To understand the 2008 Buick Enclave, you’ve got to understand the luxury segment of the Chinese automobile market in which Buick is a top seller.

That’s Buick as in B-U-I-C-K, long an ignored player in the U.S. automobile business and frequently the butt of geriatric jokes, as in: “He’s so old he still drives a Buick.”

Buick has been in China since 1912. There, it is a revered automotive badge, especially among the country’s upper-income groups who demand top quality and who hold prestige and honor — they call it “face” — as sacrosanct.

Buick’s status in China probably surprises many Americans, as it surprised me on several visits to Shanghai General Motors, a 50-50 joint venture between General Motors and Shanghai Automotive Industry, established in June 1997.

I said I was “surprised.” That’s an understatement. I was shocked beyond belief by China’s acceptance of Buicks. Moreover, I was stunned by the superior quality of the Chinese Buicks I drove (on a Shanghai GM test track) and saw.

Those Buicks were better than any Buicks I’d ever driven or seen in the United States. They were solid and whisper-quiet. Fit and finish were impeccable. Interior craftsmanship — the way materials blended with one another; the impressive attention to detail on the smallest items, such as the feel and weight of glove-compartment doors — was awe-inspiring.

It made me angry. I became the unruly guest railing at my GM hosts for what I thought was a slap in the face to GM’s home market. “Why do you guys give this kind of Buick to the Chinese while giving us crappy Buicks at home?” I asked.

I was in no mood for polite talk. Nor was I mollified by an answer from one of the Shanghai GM officials: “This is what the Chinese market expects from Buick,” he said.

Say what?

I wanted to punch him. I chose sarcasm instead.

“I suppose that means GM plans to live up to the expectations of the American market and stop selling Buicks in America,” I said.

He assured me that I was wrong.

NUTS & BOLTS 2008 Buick Enclave CXL

Complaints: We drove this one nearly 700 miles loaded and unloaded. (Ria managed to stuff it with 600 pounds of luggage and still have space for three people.) That’s not enough driving to find out everything that might be wrong with a vehicle. But it’s enough to decide that we like the Enclave CXL pretty much the way it was delivered to us. No complaints at this writing.

Drive, acceleration and handling: Ride and handling are superior. Acceleration is very good. The Enclave has the best riding position of any crossover utility vehicle, wagon, minivan or sport-utility vehicle we’ve tested so far. Drivers have a nearly 360-degree view of the road. That inspires confidence behind the wheel. Acceleration will please normal drivers, such as those who understand that the Enclave is a family hauler, as opposed to a race car. Head-turning quotient: Beautiful exterior sculpture, exquisite interior, all rendered with attitude. Bravo!

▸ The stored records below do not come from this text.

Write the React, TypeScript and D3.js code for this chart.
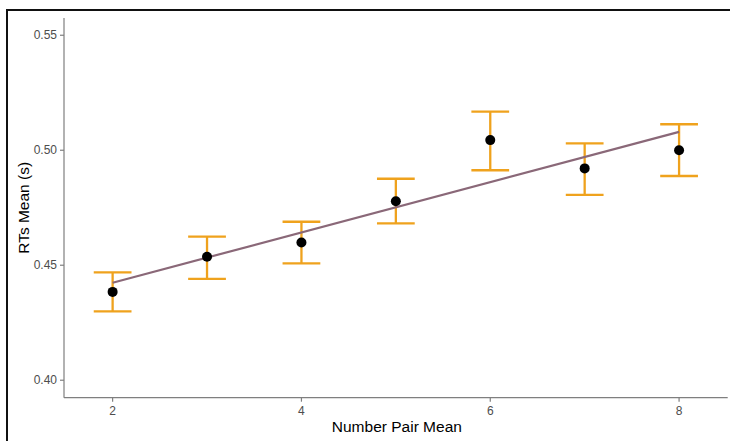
import React from 'react'
import * as d3 from 'd3'

// Number pair mean (x) vs RT mean with error bars
const pairMeans = [2, 3, 4, 5, 6, 7, 8]
const rtMeans = [0.4384, 0.4537, 0.4599, 0.4778, 0.5044, 0.4921, 0.5]
const rtLower = [0.4299, 0.4441, 0.4508, 0.4682, 0.4913, 0.4806, 0.4888]
const rtUpper = [0.4469, 0.4624, 0.4689, 0.4876, 0.5168, 0.503, 0.5113]
const xTicks = [2, 4, 6, 8]
const yTicks = [0.4, 0.45, 0.5, 0.55]

const W = 730
const H = 441
const margin = { top: 18, right: 2.3, bottom: 43.3, left: 64 }
const FONT = "'Liberation Sans', Arial, sans-serif"
const ORANGE = '#efa21d'
const AXIS = '#7f7f7f'

export default function App() {
    const innerW = W - margin.left - margin.right
    const innerH = H - margin.top - margin.bottom

    const x = d3.scaleLinear().domain([1.485, 8.515]).range([0, innerW])
    const y = d3.scaleLinear().domain([0.3924, 0.5575]).range([innerH, 0])

    // Linear fit through the means
    const mx = d3.mean(pairMeans) as number
    const my = d3.mean(rtMeans) as number
    const slope =
        d3.sum(pairMeans, (v, i) => (v - mx) * (rtMeans[i] - my)) /
        d3.sum(pairMeans, v => (v - mx) ** 2)
    const fit = (v: number) => my + slope * (v - mx)
    const xMin = d3.min(pairMeans) as number
    const xMax = d3.max(pairMeans) as number
    const fitLine = d3.line<number>().x(v => x(v)).y(v => y(fit(v)))([xMin, xMax]) || ''

    const capHalf = (x(0.2) - x(0))

    return (
        <svg
            width={W}
            height={H}
            style={{ position: 'absolute', left: 0, top: 0, background: '#fff' }}
        >
            {/* outer frame */}
            <line x1={7} x2={W} y1={10} y2={10} stroke="#111" strokeWidth={2} />
            <line x1={7} x2={7} y1={9} y2={H} stroke="#111" strokeWidth={2} />

            <g transform={`translate(${margin.left},${margin.top})`}>
                {/* axes */}
                <line x1={0} x2={0} y1={0} y2={innerH} stroke={AXIS} strokeWidth={1.2} />
                <line x1={0} x2={innerW} y1={innerH} y2={innerH} stroke={AXIS} strokeWidth={1.2} />

                {yTicks.map(t => (
                    <g key={t} transform={`translate(0,${y(t)})`}>
                        <line x1={-4} x2={0} stroke={AXIS} strokeWidth={1.2} />
                        <text
                            x={-7}
                            dy="0.35em"
                            textAnchor="end"
                            fill="#4d4d4d"
                            fontSize={12}
                            fontFamily={FONT}
                        >
                            {t.toFixed(2)}
                        </text>
                    </g>
                ))}

                {xTicks.map(t => (
                    <g key={t} transform={`translate(${x(t)},${innerH})`}>
                        <line y1={0} y2={4} stroke={AXIS} strokeWidth={1.2} />
                        <text
                            y={17}
                            textAnchor="middle"
                            fill="#4d4d4d"
                            fontSize={12}
                            fontFamily={FONT}
                        >
                            {t}
                        </text>
                    </g>
                ))}

                {/* error bars */}
                {pairMeans.map((v, i) => (
                    <g key={v} stroke={ORANGE} strokeWidth={2.3} fill="none">
                        <line x1={x(v)} x2={x(v)} y1={y(rtLower[i])} y2={y(rtUpper[i])} />
                        <line x1={x(v) - capHalf} x2={x(v) + capHalf} y1={y(rtUpper[i])} y2={y(rtUpper[i])} />
                        <line x1={x(v) - capHalf} x2={x(v) + capHalf} y1={y(rtLower[i])} y2={y(rtLower[i])} />
                    </g>
                ))}

                {/* fitted line */}
                <path d={fitLine} stroke="#8a6878" strokeWidth={2.2} fill="none" />

                {/* means */}
                {pairMeans.map((v, i) => (
                    <circle key={v} cx={x(v)} cy={y(rtMeans[i])} r={5} fill="#000" />
                ))}
            </g>

            <text
                x={margin.left + innerW / 2 + 1}
                y={432}
                textAnchor="middle"
                fontSize={15.5}
                fontFamily={FONT}
                fill="#000"
            >
                Number Pair Mean
            </text>
            <text
                transform={`translate(29,${margin.top + innerH / 2}) rotate(-90)`}
                textAnchor="middle"
                fontSize={15.5}
                fontFamily={FONT}
                fill="#000"
            >
                RTs Mean (s)
            </text>
        </svg>
    )
}
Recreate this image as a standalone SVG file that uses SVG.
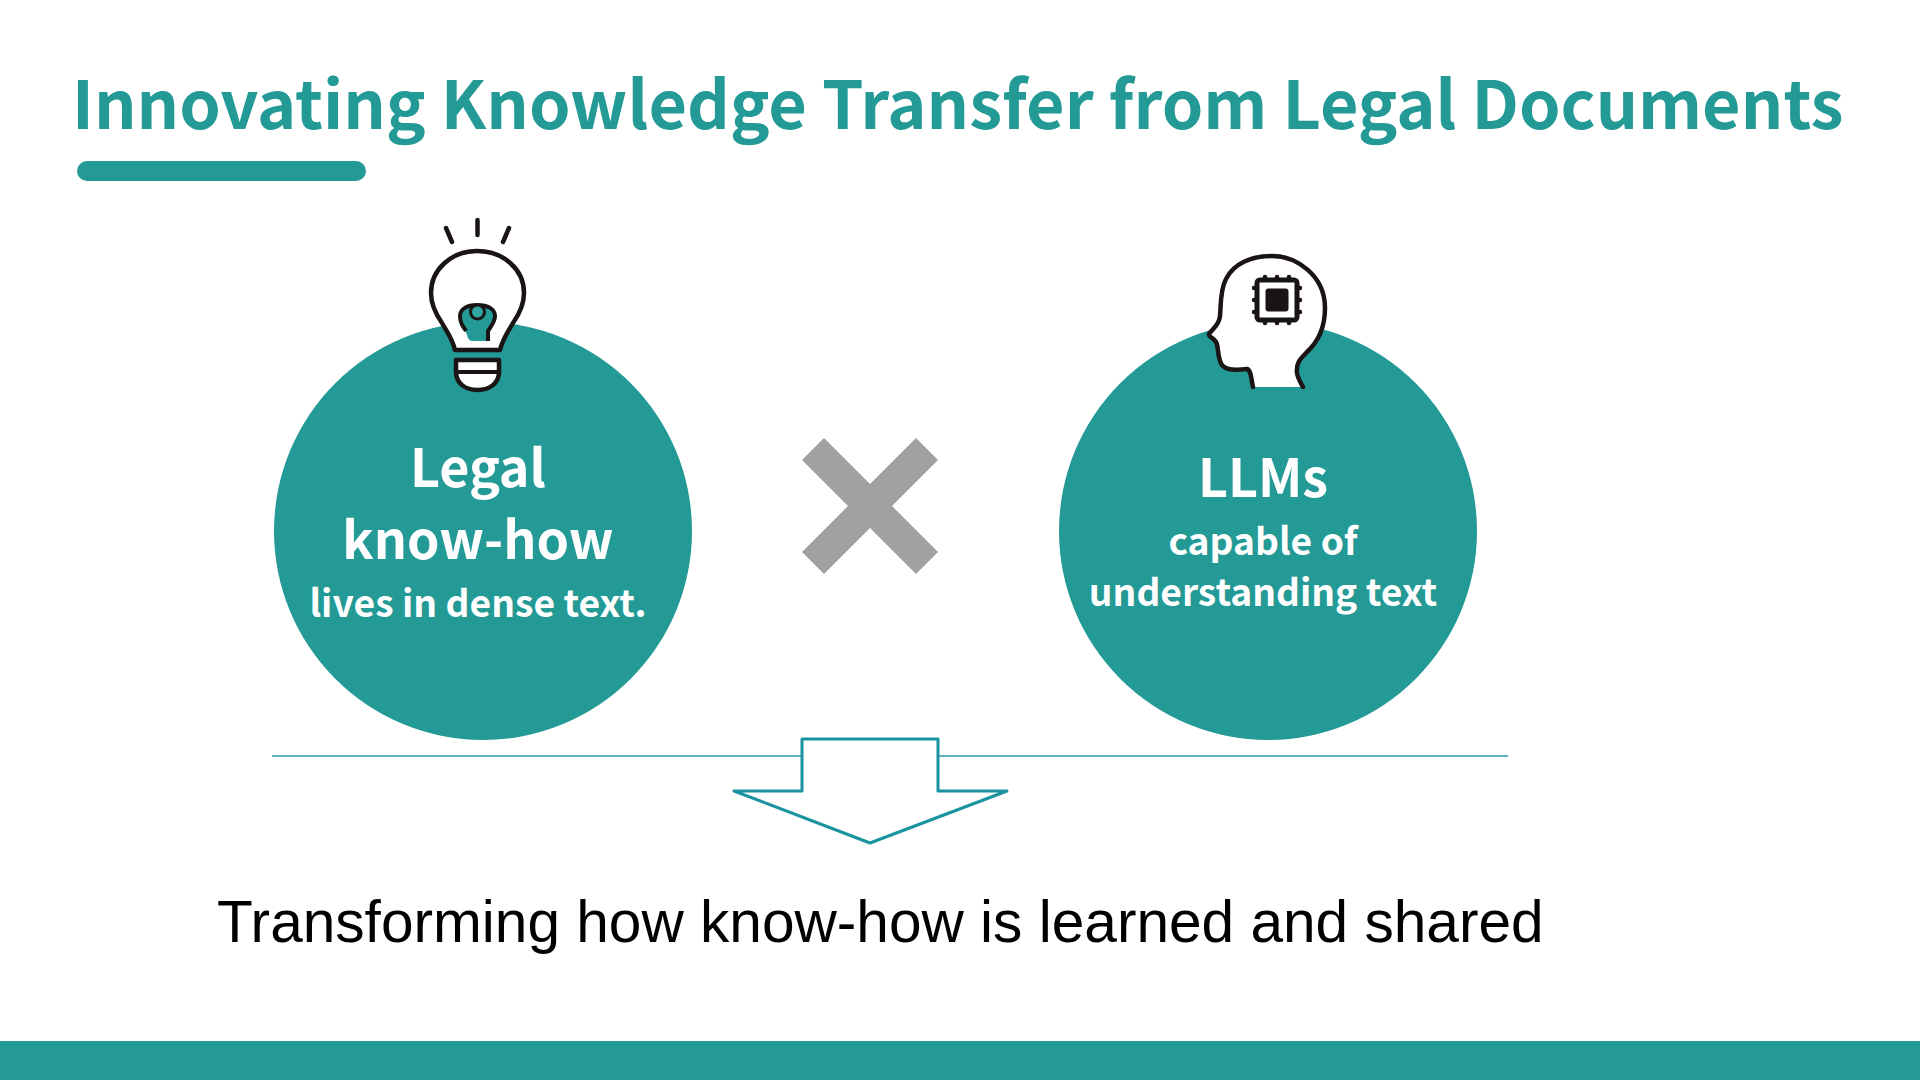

Body style/layout: The Buick Enclave is a front-engine, full-size, luxury crossover utility vehicle/tall wagon. It is available with front-wheel-drive or the tested all-wheel-drive. There are two trim levels, base CX and upscale CXL.

Engine/transmission: The standard Enclave engine is a 3.6-liter, 24-valve V-6 that develops 275 horsepower at 6,600 revolutions per minute and 251 foot-pounds of torque at 3,200 revolutions per minute. The engine is mated to a six-speed automatic transmission that also can be shifted manually.

Capacities: There is seating for up to eight people depending on the seating configuration chosen. Maximum cargo capacity is 116 cubic feet. Maximum payload, the weight of what can be carried onboard, is 1,475 pounds. The Enclave can be equipped to tow up to 4,500 pounds. Fuel capacity is 22 gallons of recommended regular unleaded gasoline.

Mileage: With all of Ria’s luggage, we got 19 miles per gallon on a highway run. But with only two occupants and light-to-no cargo, we got nearly 22 miles per gallon on the highway.

Safety: Side and head air bags and electronic stability and traction control are standard equipment.

Price: Base price on the tested 2008 Buick Enclave CXL with all-wheel-drive is $36,255. Dealer’s invoice price on the base model is $33,898. Price as tested is $43,675, including $6,685 in options (onboard navigation with backup camera, rear parking proximity warning system, dual moonroof, Bose premium sound system with iPod and MP3 support capability, 19-inch chrome wheels, among other items) and a $735 destination charge. Dealer’s price as tested is $40,182. Prices sourced from Buick and www.edmunds.com.

Purse-strings note: The Enclave sits at the head of the line of GM’s crossover trio, including the Saturn Outlook and GMC Acadia. The Outlook is friendlier to the purses of young families. The Acadia is for people who really wanted an SUV, but who can’t live with the opprobrium of owning one.